[Listing]
=-=-=

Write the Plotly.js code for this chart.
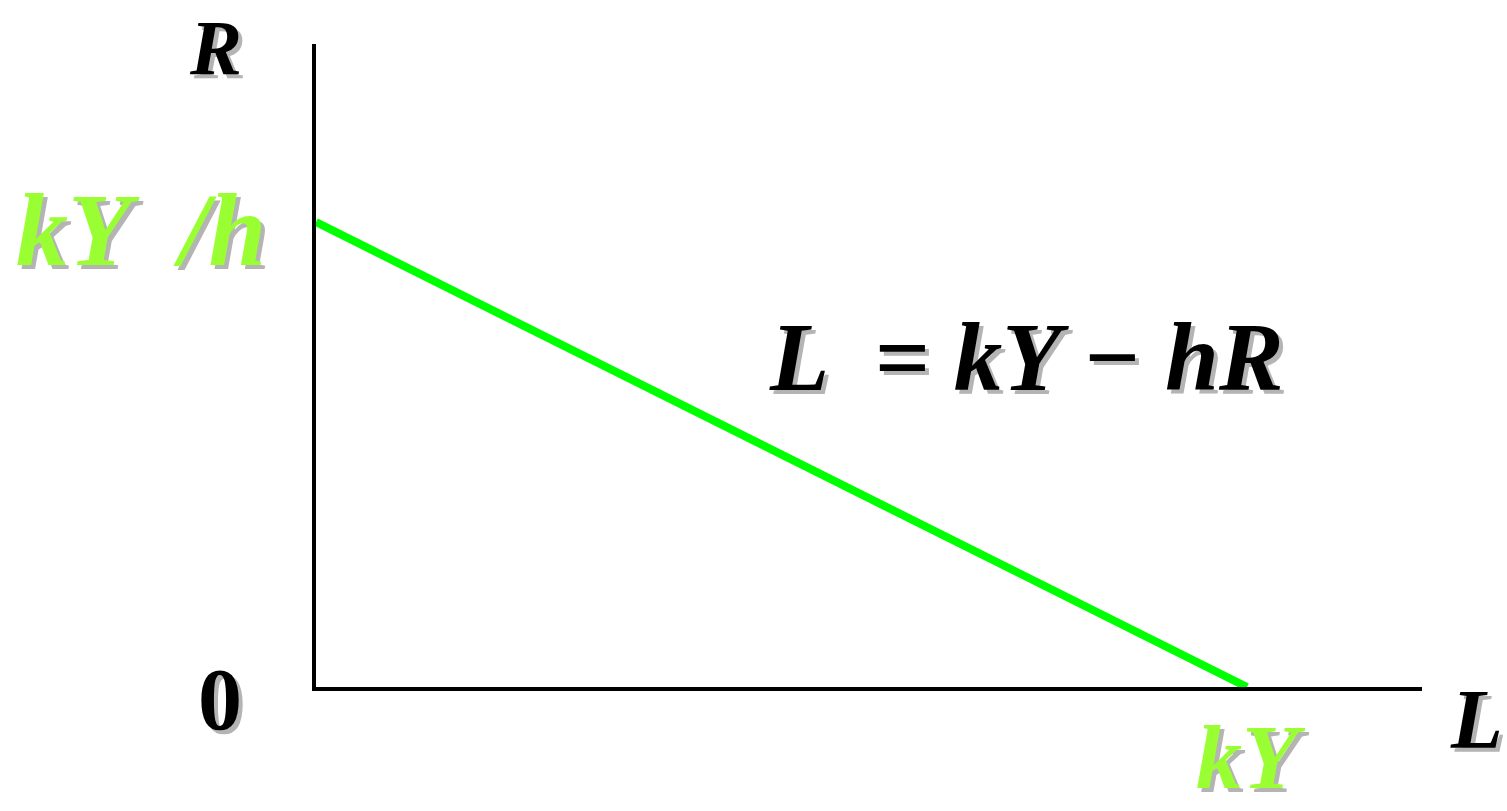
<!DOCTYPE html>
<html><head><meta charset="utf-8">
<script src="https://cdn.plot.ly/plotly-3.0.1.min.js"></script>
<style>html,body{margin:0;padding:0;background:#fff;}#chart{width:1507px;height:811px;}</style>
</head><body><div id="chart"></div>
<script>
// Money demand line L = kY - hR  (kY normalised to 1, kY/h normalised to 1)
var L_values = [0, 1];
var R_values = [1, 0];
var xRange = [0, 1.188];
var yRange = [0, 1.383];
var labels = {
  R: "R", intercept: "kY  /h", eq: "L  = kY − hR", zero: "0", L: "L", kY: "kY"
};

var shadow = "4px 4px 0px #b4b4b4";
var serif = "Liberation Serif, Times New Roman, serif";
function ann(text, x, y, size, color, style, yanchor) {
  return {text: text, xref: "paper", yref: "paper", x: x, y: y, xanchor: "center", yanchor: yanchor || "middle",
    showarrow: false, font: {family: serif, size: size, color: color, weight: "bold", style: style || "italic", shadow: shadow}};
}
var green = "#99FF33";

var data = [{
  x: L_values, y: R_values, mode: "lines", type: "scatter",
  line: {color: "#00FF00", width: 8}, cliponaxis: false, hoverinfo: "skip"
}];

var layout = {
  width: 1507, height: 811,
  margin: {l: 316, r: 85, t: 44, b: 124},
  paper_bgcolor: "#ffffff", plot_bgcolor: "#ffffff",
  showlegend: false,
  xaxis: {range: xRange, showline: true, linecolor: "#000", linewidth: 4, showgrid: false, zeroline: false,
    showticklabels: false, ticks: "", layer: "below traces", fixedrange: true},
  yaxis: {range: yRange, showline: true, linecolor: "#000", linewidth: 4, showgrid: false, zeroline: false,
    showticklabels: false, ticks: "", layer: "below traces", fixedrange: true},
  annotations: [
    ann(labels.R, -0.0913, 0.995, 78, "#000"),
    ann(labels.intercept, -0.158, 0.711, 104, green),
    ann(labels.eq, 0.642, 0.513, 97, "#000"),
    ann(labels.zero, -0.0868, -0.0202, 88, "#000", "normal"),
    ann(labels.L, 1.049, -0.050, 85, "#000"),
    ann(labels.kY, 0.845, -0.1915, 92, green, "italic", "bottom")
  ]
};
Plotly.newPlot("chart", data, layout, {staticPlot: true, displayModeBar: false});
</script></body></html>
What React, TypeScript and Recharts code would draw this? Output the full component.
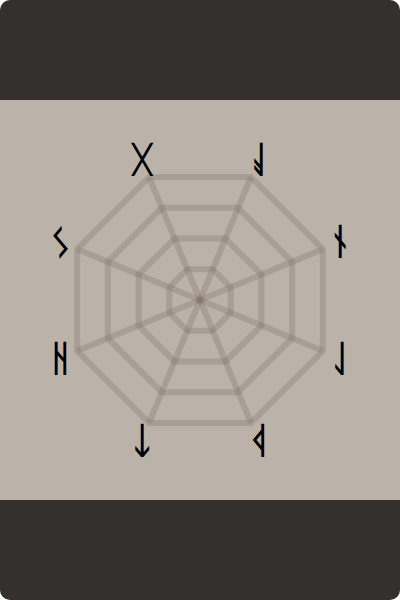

=-=-=

[Exercise prompt] Write out all the entries word for word, but skip any images.

[Output of the exercise]
Write the Plotly.js code for this chart.
<!DOCTYPE html>
<html><head><meta charset="utf-8">
<script src="https://cdn.plot.ly/plotly-3.0.1.min.js"></script>
<style>html,body{margin:0;padding:0;background:#fff;}#chart{width:1507px;height:811px;}</style>
</head><body><div id="chart"></div>
<script>
// Money demand line L = kY - hR  (kY normalised to 1, kY/h normalised to 1)
var L_values = [0, 1];
var R_values = [1, 0];
var xRange = [0, 1.188];
var yRange = [0, 1.383];
var labels = {
  R: "R", intercept: "kY  /h", eq: "L  = kY − hR", zero: "0", L: "L", kY: "kY"
};

var shadow = "4px 4px 0px #b4b4b4";
var serif = "Liberation Serif, Times New Roman, serif";
function ann(text, x, y, size, color, style, yanchor) {
  return {text: text, xref: "paper", yref: "paper", x: x, y: y, xanchor: "center", yanchor: yanchor || "middle",
    showarrow: false, font: {family: serif, size: size, color: color, weight: "bold", style: style || "italic", shadow: shadow}};
}
var green = "#99FF33";

var data = [{
  x: L_values, y: R_values, mode: "lines", type: "scatter",
  line: {color: "#00FF00", width: 8}, cliponaxis: false, hoverinfo: "skip"
}];

var layout = {
  width: 1507, height: 811,
  margin: {l: 316, r: 85, t: 44, b: 124},
  paper_bgcolor: "#ffffff", plot_bgcolor: "#ffffff",
  showlegend: false,
  xaxis: {range: xRange, showline: true, linecolor: "#000", linewidth: 4, showgrid: false, zeroline: false,
    showticklabels: false, ticks: "", layer: "below traces", fixedrange: true},
  yaxis: {range: yRange, showline: true, linecolor: "#000", linewidth: 4, showgrid: false, zeroline: false,
    showticklabels: false, ticks: "", layer: "below traces", fixedrange: true},
  annotations: [
    ann(labels.R, -0.0913, 0.995, 78, "#000"),
    ann(labels.intercept, -0.158, 0.711, 104, green),
    ann(labels.eq, 0.642, 0.513, 97, "#000"),
    ann(labels.zero, -0.0868, -0.0202, 88, "#000", "normal"),
    ann(labels.L, 1.049, -0.050, 85, "#000"),
    ann(labels.kY, 0.845, -0.1915, 92, green, "italic", "bottom")
  ]
};
Plotly.newPlot("chart", data, layout, {staticPlot: true, displayModeBar: false});
</script></body></html>
What React, TypeScript and Recharts code would draw this? Output the full component.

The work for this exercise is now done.